Over the past decade, privacy compliance has become a massive bureaucratic beast, requiring policies, lawyers, audits, and oversight to meet a sometimes vague and complex regulatory landscape that is often changing. A legion of privacy professionals now exists throughout the world.

All for Good Reason
21490-data-breach-laws-0-50-states-16-years.jpg
The world of technology leapt forward beyond the limits of paper records which were difficult to duplicate, share, and transit. We have successfully created a world where digital information can easily be created and disseminated across the planet in the blink of an eye. This has led to the desire to gather more data on people and their behaviors. Their financial status, social influence, purchasing preferences, political viewpoints, and many other facets are valuable to influencers and product vendors.

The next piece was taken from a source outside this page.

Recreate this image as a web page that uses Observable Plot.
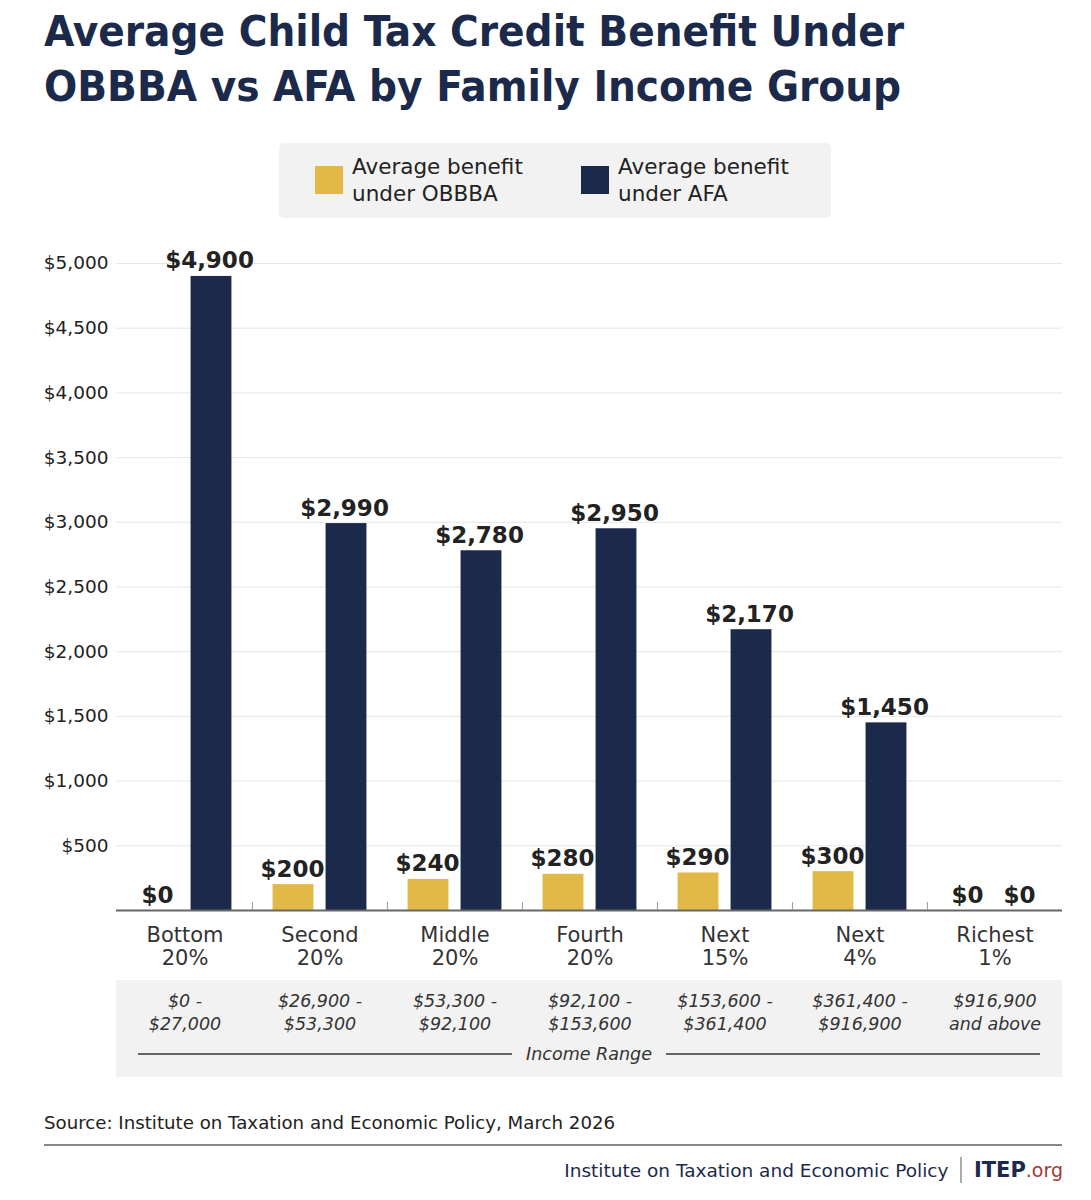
<!DOCTYPE html>
<html>
<head>
<meta charset="utf-8">
<script src="https://cdn.jsdelivr.net/npm/d3@7"></script>
<script src="https://cdn.jsdelivr.net/npm/@observablehq/plot@0.6"></script>
<style>
  html, body { margin: 0; padding: 0; background: #fff; }
  body { width: 1091px; height: 1200px; position: relative; overflow: hidden; font-family: "DejaVu Sans", sans-serif; }
  #title { position: absolute; left: 44px; top: 4px; font-family: "DejaVu Sans Condensed", "DejaVu Sans", sans-serif; font-stretch: condensed; font-weight: bold; font-size: 43.5px; line-height: 55px; color: #1b2a4a; white-space: nowrap; }
  #legend { position: absolute; left: 279px; top: 143px; width: 552px; height: 75px; background: #f2f2f2; border-radius: 5px; }
  .lg { position: absolute; top: 10px; display: flex; align-items: center; }
  .sw { width: 28px; height: 28px; margin-right: 9px; }
  .lt { font-size: 21.5px; line-height: 27px; color: #222; }
  #band { position: absolute; left: 116px; top: 980px; width: 946px; height: 97px; background: #f2f2f2; }
  #range { position: absolute; left: 138px; width: 902px; top: 1043px; height: 22px; display: flex; align-items: center; }
  #range .ln { flex: 1; height: 2px; background: #666; }
  #range .tx { font-style: italic; font-size: 17.5px; color: #333; padding: 0 14px; }
  #chart { position: absolute; left: 0; top: 230px; }
  #source { position: absolute; left: 44px; top: 1112px; font-size: 18.2px; color: #222; }
  #rule { position: absolute; left: 44px; top: 1144px; width: 1018px; height: 2px; background: #888; }
  #footer { position: absolute; right: 28px; top: 1157px; display: flex; align-items: center; font-size: 18.5px; color: #1b2a4a; }
  #footer .sep { width: 1.5px; height: 26px; background: #aaa; margin: 0 12px; }
  #footer b { font-weight: bold; font-size: 21px; }
  #footer .org { color: #a23a3a; font-size: 19px; }
</style>
</head>
<body>
<div id="title">Average Child Tax Credit Benefit Under<br>OBBBA vs AFA by Family Income Group</div>
<div id="legend"></div>
<div id="band"></div>
<div id="range"><div class="ln"></div><div class="tx">Income Range</div><div class="ln"></div></div>
<div id="chart"></div>
<div id="source">Source: Institute on Taxation and Economic Policy, March 2026</div>
<div id="rule"></div>
<div id="footer"><span>Institute on Taxation and Economic Policy</span><span class="sep"></span><b>ITEP</b><span class="org">.org</span></div>
<script>
// ---- data ----
const groups = ["Bottom 20%", "Second 20%", "Middle 20%", "Fourth 20%", "Next 15%", "Next 4%", "Richest 1%"];
const groupLabels = ["Bottom\n20%", "Second\n20%", "Middle\n20%", "Fourth\n20%", "Next\n15%", "Next\n4%", "Richest\n1%"];
const incomeRanges = ["$0 -\n$27,000", "$26,900 -\n$53,300", "$53,300 -\n$92,100", "$92,100 -\n$153,600", "$153,600 -\n$361,400", "$361,400 -\n$916,900", "$916,900\nand above"];
const obbba = [0, 200, 240, 280, 290, 300, 0];
const afa = [4900, 2990, 2780, 2950, 2170, 1450, 0];
const seriesNames = ["Average benefit under OBBBA", "Average benefit under AFA"];
const seriesLegend = ["Average benefit\nunder OBBBA", "Average benefit\nunder AFA"];
const seriesColors = ["#e2b946", "#1b2a4a"];
const yTicks = [500, 1000, 1500, 2000, 2500, 3000, 3500, 4000, 4500, 5000];

// ---- legend ----
const legend = document.getElementById("legend");
const lgX = [36, 302];
seriesNames.forEach((s, i) => {
  const d = document.createElement("div");
  d.className = "lg";
  d.style.left = lgX[i] + "px";
  d.innerHTML = `<div class="sw" style="background:${seriesColors[i]}"></div><div class="lt">${seriesLegend[i].replace("\n", "<br>")}</div>`;
  legend.appendChild(d);
});

// ---- table ----
const rows = groups.map((g, i) => ({group: g, obbba: obbba[i], afa: afa[i], label: groupLabels[i], range: incomeRanges[i]}));
const fmt = d3.format(",");
const money = d => "$" + fmt(d);

const W = 1091, ML = 116, MR = 29;
const step = (W - ML - MR) / groups.length;
const barW = 41, gap = 12;
const innerOff = step / 2 - gap / 2 - barW;
const farInset = step / 2 + gap / 2;
const labelShift = gap / 2 + barW / 2;

const plot = Plot.plot({
  width: W,
  height: 860,
  marginTop: 33,
  marginBottom: 180,
  marginLeft: ML,
  marginRight: MR,
  style: {background: "transparent", fontFamily: "DejaVu Sans, sans-serif", color: "#222"},
  x: {domain: groups, padding: 0, label: null},
  y: {domain: [0, 5000], label: null},
  marks: [
    Plot.gridY(yTicks, {stroke: "#e6e6e6", strokeOpacity: 1, strokeWidth: 1}),
    Plot.barY(rows, {x: "group", y: "obbba", fill: seriesColors[0], insetLeft: innerOff, insetRight: farInset}),
    Plot.barY(rows, {x: "group", y: "afa", fill: seriesColors[1], insetLeft: farInset, insetRight: innerOff}),
    Plot.ruleY([0], {stroke: "#666", strokeWidth: 2}),
    Plot.ruleX(groups.slice(1), {x: d => d, dx: -step / 2, stroke: "#999", strokeWidth: 1, insetTop: 647 - 8}),
    Plot.text(rows, {x: "group", y: "obbba", text: d => money(d.obbba), dx: -labelShift - 1, dy: -8, lineAnchor: "bottom", fontSize: 23, fontWeight: "bold", fill: "#222"}),
    Plot.text(rows, {x: "group", y: "afa", text: d => money(d.afa), dx: labelShift - 2, dy: -8, lineAnchor: "bottom", fontSize: 23, fontWeight: "bold", fill: "#222"}),
    Plot.axisY({ticks: yTicks, tickSize: 0, tickPadding: 8, tickFormat: money, fontSize: 18.5, fill: "#222", label: null}),
    Plot.axisX({tickSize: 0, tickPadding: 14, tickFormat: d => groupLabels[groups.indexOf(d)], fontSize: 21, lineHeight: 1.14, fill: "#333", label: null}),
    Plot.text(rows, {x: "group", text: "range", frameAnchor: "bottom", dy: 101, lineAnchor: "middle", lineHeight: 1.3, fontSize: 17.5, fontStyle: "italic", fill: "#333"})
  ]
});
document.getElementById("chart").appendChild(plot);
</script>
</body>
</html>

Innovation adoption moved too fast and mistakes were made. Companies who develop products and services were far too quick to begin gathering such valuable knowledge nuggets of their customers. Consumers and governments were lax or greatly delayed in establishing proper controls to protect people’s data. End users were blasé in caring what they shared, who could obtain it, and chose to remain ignorant in how it could be used to their detriment. It all seemed harmless, until it wasn’t.

Unscrupulous yet profitable data sharing crept into the mix. Criminals realized the windfall of nearly unprotected data just waited for them to scoop it up. The results began to turn the mindset of society. Data was valuable, even in the wrong hands.

People were being manipulated and treated with unfair bias, based upon private data that was now in the open. Personal financial data and healthcare records were the first major issues. Fraudsters who obtain a few select pieces of information could cause an economic tornado for victims, opening credit lines, loans, making fraudulent purchases, and even filing for fake tax refunds. Harvesting login credentials and passwords opened systems and services to manipulation and hacking. Even subtle data collection, such as web browsing habits, searches, and product purchases were used to create profiles that marketeers could wield to improve sales. Recently, social media connections have been used to manipulate the attention economy to sway viewers political and social opinions. It is a free-for-all, fueled by personal data.

Rules to Play Nice

As late as they are arriving, it has become apparent that regulations are needed to establish guard-rails that will begin to force boundaries of data gathering, handling, and protection to stem the hemorrhaging losses.

It has been a long sixteen years, to get a fundamental data breach law on the books in every state. The first privacy laws in the U.S. are primarily focused on breach notification. That is only the first step. Like Europe, we must also address the collection, protection, fair-use, and ability for subjects to correct and control their data. The upcoming EU General Data Privacy Regulation (GDPR) is the latest version that unifies privacy regulation across the European Union. The U.S. is far more fragmented and less comprehensive.

Enforcement is also required. Stiff penalties help with the encouragement for compliance and can take many forms. Regulatory fines, litigation, and customer loyalty are all plausible forces to positively shift protections to the users and away from other self-serving entities. In the U.S. the damages for non-compliance can vary but are considered minimal. The GDPR however can penalize a company up to 4% of their global revenue, which establishes a new high-water mark. Overall, no one carrot or stick will be a quick fix, but progress, maturity, and stability is needed.

This is a race. We must move faster, with greater purpose, and better foresight in cooperation with businesses, consumers, and legislatures if we are to limit damages while enabling the technology everyone wants in their lives.